Omit the pictures and print exactly the lines of the listing below, starting at the first and ending at the line containing "Chart.register(...registerables);".
+++ Extracted data +++
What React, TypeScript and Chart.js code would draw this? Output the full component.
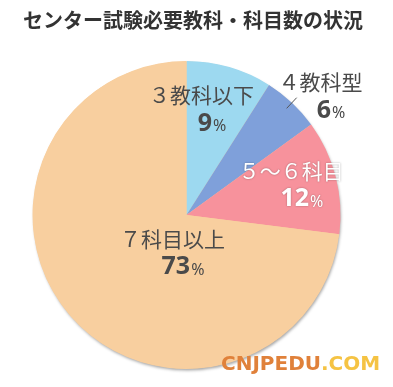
import React, { useEffect, useRef } from "react";
import { Chart, registerables } from "chart.js";

Chart.register(...registerables);

const TITLE = "センター試験必要教科・科目数の状況";
const categories = ["３教科以下", "４教科型", "５〜６科目", "７科目以上"];
const values = [9, 6, 12, 73];
const colors = ["#9DD9F0", "#7FA0DA", "#F7929C", "#F8CF9F"];
const labelColors = ["#4a4a4a", "#4a4a4a", "#ffffff", "#4a4a4a"];
const WATERMARK_MAIN = "CNJPEDU";
const WATERMARK_DOMAIN = ".COM";

// label placement relative to each slice's mid-angle: radius fraction + pixel nudge
const placement = [
  { k: 0.7, dx: -10, dy: -2 },
  { k: 1.1, dx: 23, dy: 5 },
  { k: 0.75, dx: -2, dy: -1 },
  { k: 0.13, dx: 6, dy: 25 },
];

const JP = '"Noto Sans CJK JP", "Noto Sans", sans-serif';

const labelPlugin = {
  id: "labels",
  beforeDatasetsDraw(chart: any) {
    const meta = chart.getDatasetMeta(0);
    const arc = meta.data[0];
    if (!arc) return;
    const { x, y, outerRadius } = arc.getProps(["x", "y", "outerRadius"], true);
    const ctx = chart.ctx;
    ctx.save();
    ctx.shadowColor = "rgba(0,0,0,0.35)";
    ctx.shadowBlur = 3;
    ctx.shadowOffsetX = 1;
    ctx.shadowOffsetY = 2;
    ctx.fillStyle = "#F8CF9F";
    ctx.beginPath();
    ctx.arc(x, y, outerRadius - 0.5, 0, Math.PI * 2);
    ctx.fill();
    ctx.restore();
  },
  afterDraw(chart: any) {
    const ctx = chart.ctx;
    const meta = chart.getDatasetMeta(0);
    ctx.save();
    // title
    ctx.fillStyle = "#333333";
    ctx.font = `bold 20px ${JP}`;
    ctx.textAlign = "left";
    ctx.textBaseline = "middle";
    ctx.fillText(TITLE, 23, 20);

    meta.data.forEach((el: any, i: number) => {
      const p = el.getProps(["x", "y", "startAngle", "endAngle", "outerRadius"], true);
      const mid = (p.startAngle + p.endAngle) / 2;
      const r = p.outerRadius * placement[i].k;
      const cx = p.x + Math.cos(mid) * r + placement[i].dx;
      const cy = p.y + Math.sin(mid) * r + placement[i].dy;
      ctx.save();
      if (labelColors[i] === "#ffffff") {
        ctx.shadowColor = "rgba(0,0,0,0.35)";
        ctx.shadowBlur = 2;
      }
      ctx.fillStyle = labelColors[i];
      ctx.textAlign = "center";
      ctx.textBaseline = "middle";
      ctx.font = `21px ${JP}`;
      ctx.fillText(categories[i], cx - 5, cy - 14);
      const num = String(values[i]);
      ctx.font = `bold 25px "Noto Sans", sans-serif`;
      const wn = ctx.measureText(num).width;
      ctx.font = `16px "Noto Sans", sans-serif`;
      const wp = ctx.measureText("%").width;
      const left = cx + 5 - (wn + wp) / 2;
      ctx.textAlign = "left";
      ctx.font = `bold 25px "Noto Sans", sans-serif`;
      ctx.fillText(num, left, cy + 14);
      ctx.font = `16px "Noto Sans", sans-serif`;
      ctx.fillText("%", left + wn + 1, cy + 17);
      ctx.restore();
    });

    // leader line for the small slice
    const el1 = meta.data[1];
    if (el1) {
      const p = el1.getProps(["x", "y", "startAngle", "endAngle", "outerRadius"], true);
      const mid = (p.startAngle + p.endAngle) / 2;
      const r1 = p.outerRadius * 0.95;
      const r2 = p.outerRadius * 1.045;
      ctx.strokeStyle = "#555555";
      ctx.lineWidth = 1;
      ctx.beginPath();
      ctx.moveTo(p.x + Math.cos(mid) * r1, p.y + Math.sin(mid) * r1);
      ctx.lineTo(p.x + Math.cos(mid) * r2, p.y + Math.sin(mid) * r2);
      ctx.stroke();
    }

    // watermark
    ctx.textAlign = "left";
    ctx.textBaseline = "middle";
    ctx.font = `bold 20px "DejaVu Sans", sans-serif`;
    ctx.fillStyle = "#E0813A";
    let xx = 221;
    ctx.fillText(WATERMARK_MAIN, xx, 365);
    xx += ctx.measureText(WATERMARK_MAIN).width;
    ctx.fillStyle = "#F5C343";
    ctx.fillText(WATERMARK_DOMAIN, xx, 365);
    ctx.restore();
  },
};

export default function App() {
  const ref = useRef<HTMLCanvasElement>(null);
  useEffect(() => {
    if (!ref.current) return;
    const chart = new Chart(ref.current, {
      type: "pie",
      data: {
        labels: categories,
        datasets: [
          {
            data: values,
            backgroundColor: colors,
            borderWidth: 0,
          },
        ],
      },
      options: {
        responsive: false,
        animation: false,
        layout: { padding: { left: 32, right: 52, top: 61, bottom: 18 } },
        plugins: {
          legend: { display: false },
          tooltip: { enabled: false },
          title: { display: false },
        },
      },
      plugins: [labelPlugin],
    });
    return () => chart.destroy();
  }, []);
  return (
    <div style={{ position: "fixed", left: 0, top: 0, width: 393, height: 387, background: "#fff" }}>
      <canvas ref={ref} width={393} height={387} style={{ width: 393, height: 387 }} />
    </div>
  );
}
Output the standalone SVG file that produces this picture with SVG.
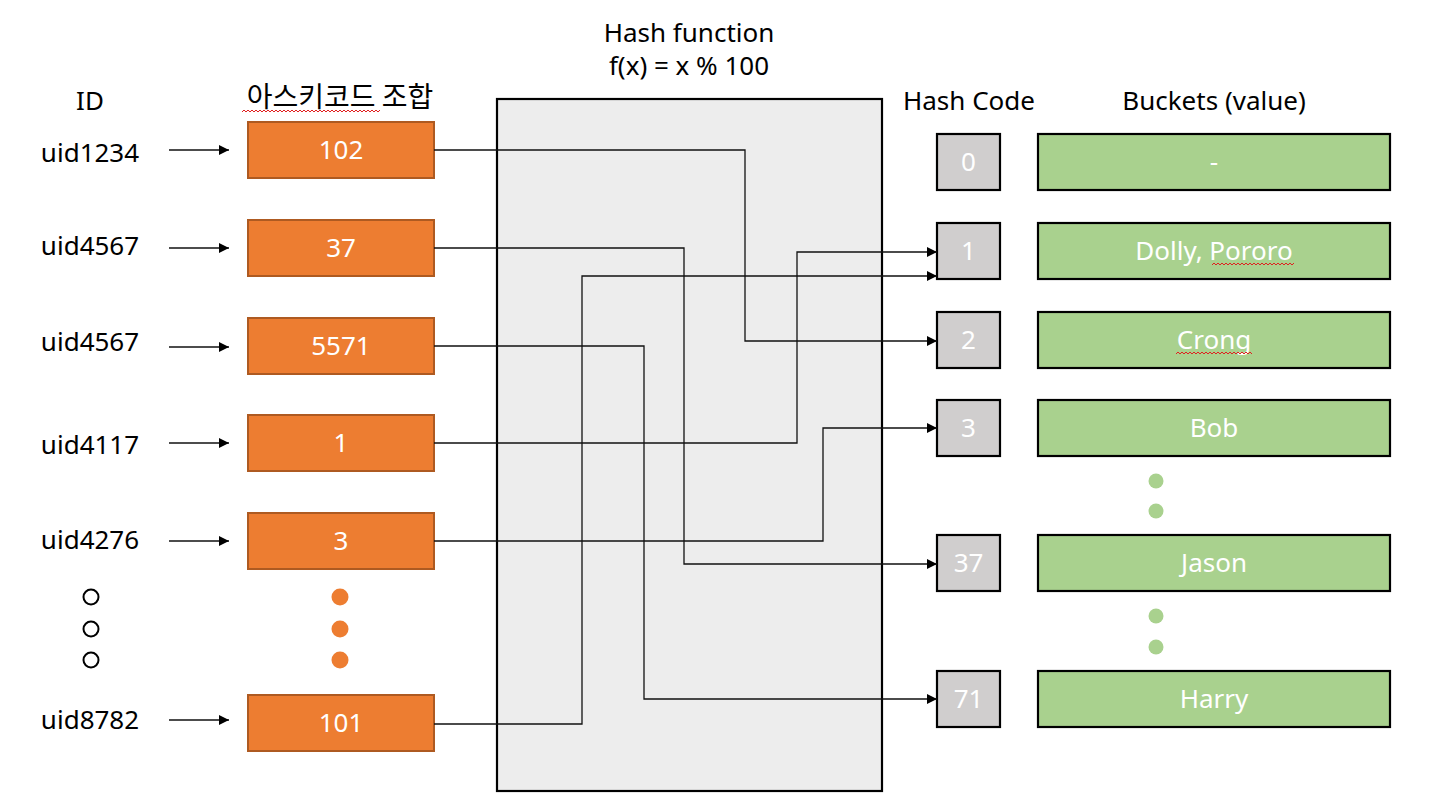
<svg xmlns="http://www.w3.org/2000/svg" width="1433" height="810" viewBox="0 0 1433 810">
<defs>
<style>
text{font-family:"Noto Sans","Noto Sans CJK KR",sans-serif;font-size:26px;}
.lbl{fill:#000;text-anchor:middle;}
.w{fill:#fff;text-anchor:middle;}
.ob{fill:#ED7D31;stroke:#AE5A21;stroke-width:2;}
.hb{fill:#D0CECE;stroke:#000;stroke-width:2.2;}
.gb{fill:#A9D18E;stroke:#000;stroke-width:2.2;}
.ln{fill:none;stroke:#111;stroke-width:1.3;}
.sq{fill:none;stroke:#E02020;stroke-width:1;}
</style>
<marker id="ah" markerUnits="userSpaceOnUse" markerWidth="12" markerHeight="10" refX="10" refY="5" orient="auto">
<path d="M0,0 L10,5 L0,10 Z" fill="#000"/>
</marker>
</defs>
<rect width="1433" height="810" fill="#fff"/>

<g id="hash-function">
<rect x="497" y="99" width="385" height="692" fill="#EDEDED" stroke="#000" stroke-width="2.2"/>
<text class="lbl" x="689" y="42">Hash function</text>
<text class="lbl" x="689" y="75">f(x) = x % 100</text>
</g>

<g id="headers">
<text class="lbl" x="90" y="110">ID</text>
<text class="lbl" x="340" y="107" style="font-family:'Noto Sans CJK KR',sans-serif;font-size:28px">아스키코드 조합</text>
<polyline class="sq" points="242,112 244,110 246,112 248,110 250,112 252,110 254,112 256,110 258,112 260,110 262,112 264,110 266,112 268,110 270,112 272,110 274,112 276,110 278,112 280,110 282,112 284,110 286,112 288,110 290,112 292,110 294,112 296,110 298,112 300,110 302,112 304,110 306,112 308,110 310,112 312,110 314,112 316,110 318,112 320,110 322,112 324,110 326,112 328,110 330,112 332,110 334,112 336,110 338,112 340,110 342,112 344,110 346,112 348,110 350,112 352,110 354,112 356,110 358,112 360,110 362,112 364,110 366,112 368,110 370,112 372,110 374,112 376,110 378,112 380,110"/>
<text class="lbl" x="969" y="110">Hash Code</text>
<text class="lbl" x="1214" y="110">Buckets (value)</text>
</g>

<g id="ids">
<text class="lbl" x="90" y="162">uid1234</text>
<text class="lbl" x="90" y="255">uid4567</text>
<text class="lbl" x="90" y="351">uid4567</text>
<text class="lbl" x="90" y="454">uid4117</text>
<text class="lbl" x="90" y="549">uid4276</text>
<text class="lbl" x="90" y="729">uid8782</text>
<circle cx="91" cy="597" r="7.5" fill="none" stroke="#000" stroke-width="2"/>
<circle cx="91" cy="629" r="7.5" fill="none" stroke="#000" stroke-width="2"/>
<circle cx="91" cy="660" r="7.5" fill="none" stroke="#000" stroke-width="2"/>
</g>

<g id="ascii-102"><rect class="ob" x="248" y="122" width="186" height="56"/><text class="w" x="341" y="159">102</text></g>
<g id="ascii-37"><rect class="ob" x="248" y="220" width="186" height="56"/><text class="w" x="341" y="257">37</text></g>
<g id="ascii-5571"><rect class="ob" x="248" y="318" width="186" height="56"/><text class="w" x="341" y="355">5571</text></g>
<g id="ascii-1"><rect class="ob" x="248" y="415" width="186" height="56"/><text class="w" x="341" y="452">1</text></g>
<g id="ascii-3"><rect class="ob" x="248" y="513" width="186" height="56"/><text class="w" x="341" y="550">3</text></g>
<g id="ascii-dots">
<circle cx="340" cy="597" r="8.5" fill="#ED7D31"/>
<circle cx="340" cy="629" r="8.5" fill="#ED7D31"/>
<circle cx="340" cy="660" r="8.5" fill="#ED7D31"/>
</g>
<g id="ascii-101"><rect class="ob" x="248" y="695" width="186" height="56"/><text class="w" x="341" y="732">101</text></g>

<g id="hash-0"><rect class="hb" x="937" y="134" width="63" height="56"/><text class="w" x="968.5" y="171">0</text></g>
<g id="hash-1"><rect class="hb" x="937" y="223" width="63" height="56"/><text class="w" x="968.5" y="260">1</text></g>
<g id="hash-2"><rect class="hb" x="937" y="312" width="63" height="56"/><text class="w" x="968.5" y="349">2</text></g>
<g id="hash-3"><rect class="hb" x="937" y="400" width="63" height="56"/><text class="w" x="968.5" y="437">3</text></g>
<g id="hash-37"><rect class="hb" x="937" y="535" width="63" height="56"/><text class="w" x="968.5" y="572">37</text></g>
<g id="hash-71"><rect class="hb" x="937" y="671" width="63" height="56"/><text class="w" x="968.5" y="708">71</text></g>

<g id="bucket-0"><rect class="gb" x="1038" y="134" width="352" height="56"/><text class="w" x="1214" y="171">-</text></g>
<g id="bucket-1"><rect class="gb" x="1038" y="223" width="352" height="56"/><text class="w" x="1214" y="260">Dolly, Pororo</text>
<polyline class="sq" points="1212,265 1214,263 1216,265 1218,263 1220,265 1222,263 1224,265 1226,263 1228,265 1230,263 1232,265 1234,263 1236,265 1238,263 1240,265 1242,263 1244,265 1246,263 1248,265 1250,263 1252,265 1254,263 1256,265 1258,263 1260,265 1262,263 1264,265 1266,263 1268,265 1270,263 1272,265 1274,263 1276,265 1278,263 1280,265 1282,263 1284,265 1286,263 1288,265 1290,263 1292,265 1294,263"/></g>
<g id="bucket-2"><rect class="gb" x="1038" y="312" width="352" height="56"/><text class="w" x="1214" y="349">Crong</text>
<polyline class="sq" points="1176,354 1178,352 1180,354 1182,352 1184,354 1186,352 1188,354 1190,352 1192,354 1194,352 1196,354 1198,352 1200,354 1202,352 1204,354 1206,352 1208,354 1210,352 1212,354 1214,352 1216,354 1218,352 1220,354 1222,352 1224,354 1226,352 1228,354 1230,352 1232,354 1234,352 1236,354 1238,352 1240,354 1242,352 1244,354 1246,352 1248,354 1250,352 1252,354"/></g>
<g id="bucket-3"><rect class="gb" x="1038" y="400" width="352" height="56"/><text class="w" x="1214" y="437">Bob</text></g>
<g id="bucket-dots">
<circle cx="1156" cy="481" r="7.5" fill="#A9D18E"/>
<circle cx="1156" cy="511" r="7.5" fill="#A9D18E"/>
<circle cx="1156" cy="616" r="7.5" fill="#A9D18E"/>
<circle cx="1156" cy="647" r="7.5" fill="#A9D18E"/>
</g>
<g id="bucket-37"><rect class="gb" x="1038" y="535" width="352" height="56"/><text class="w" x="1214" y="572">Jason</text></g>
<g id="bucket-71"><rect class="gb" x="1038" y="671" width="352" height="56"/><text class="w" x="1214" y="708">Harry</text></g>

<g id="connectors">
<line class="ln" x1="169" y1="150" x2="229" y2="150" marker-end="url(#ah)"/>
<line class="ln" x1="169" y1="248" x2="229" y2="248" marker-end="url(#ah)"/>
<line class="ln" x1="169" y1="347" x2="229" y2="347" marker-end="url(#ah)"/>
<line class="ln" x1="169" y1="443" x2="229" y2="443" marker-end="url(#ah)"/>
<line class="ln" x1="169" y1="541" x2="229" y2="541" marker-end="url(#ah)"/>
<line class="ln" x1="169" y1="720" x2="229" y2="720" marker-end="url(#ah)"/>
<polyline class="ln" points="434,150 745,150 745,341 937,341" marker-end="url(#ah)"/>
<polyline class="ln" points="434,248 684,248 684,564 937,564" marker-end="url(#ah)"/>
<polyline class="ln" points="434,346 644,346 644,699 937,699" marker-end="url(#ah)"/>
<polyline class="ln" points="434,443 797,443 797,252 937,252" marker-end="url(#ah)"/>
<polyline class="ln" points="434,541 823,541 823,428 937,428" marker-end="url(#ah)"/>
<polyline class="ln" points="434,724 582,724 582,276 937,276" marker-end="url(#ah)"/>
</g>
</svg>
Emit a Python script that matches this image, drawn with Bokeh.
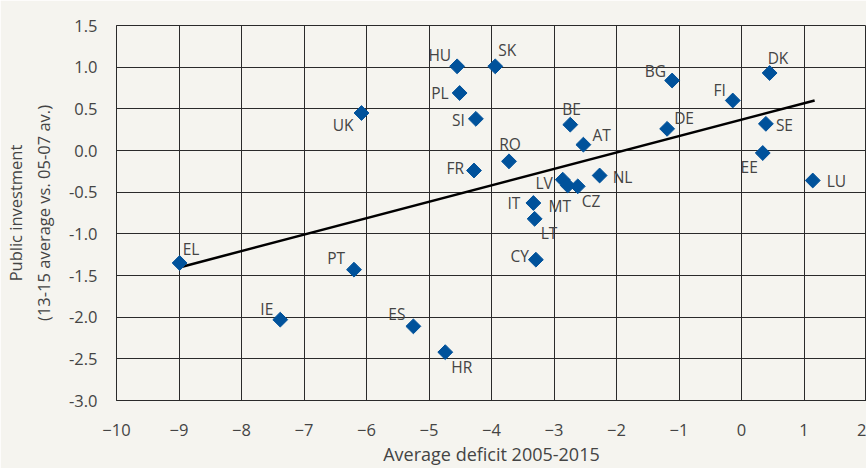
+++
#### [Full answer]
What React, TypeScript and Chart.js code would draw this? Output the full component.
import React, { useEffect, useRef } from "react";
import { Chart, registerables } from "chart.js";

Chart.register(...registerables);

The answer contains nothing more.